Frequently asked questions

Does preservation depend on a specific blockchain surviving?

No. The corpus is content-addressable and hash-linked; it re-verifies offline against the schema and hash. A chain contributes only an anchor and timestamp. The evidence is chain-agnostic, so preservation survives even if a particular chain does not — the corpus can be re-anchored elsewhere.

What happens to verification if H33 goes away?

Verification still works. The verifier is publicly specified and the receipts are self-contained, so any party holding a copy of the corpus can re-verify without trusting H33 or any operator. The verdict is rendered by Verification against the receipt itself.

Is the corpus a live monitoring system?

No. Preservation is about what durably survives and stays replayable. Live control status and continuous monitoring are HATS; governing what an agent was permitted to do is Agent-008. This concept is strictly the durability of the H33-74 evidence.

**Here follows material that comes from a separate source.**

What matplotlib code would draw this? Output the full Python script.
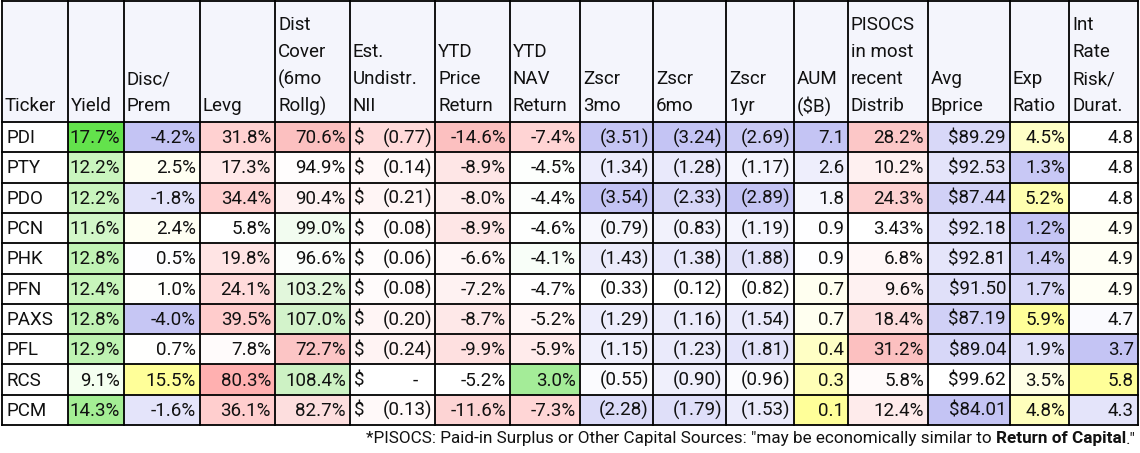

Why isn't all my operational data preserved?

By design. Only facts bound into the commitment — corpus, lineage, authority chain, policy state — are institutional facts that must survive an auditor or courtroom. UI preferences, logs, and analytics are operational convenience and are intentionally left out of the corpus.

Owner & boundaries

What-gets-preserved is an expression of H33-74, which produces and anchors the portable 74-byte post-quantum evidence primitive whose corpus is what survives. Blockchains are external reference environments the evidence anchors to — never owned, never the producer, never what does the preserving. The verdict on a receipt is rendered by Verification; continuous monitoring is HATS; agent authority is governed by Agent-008. Hash and signature primitives are external standards H33-74 uses, not inventions it owns.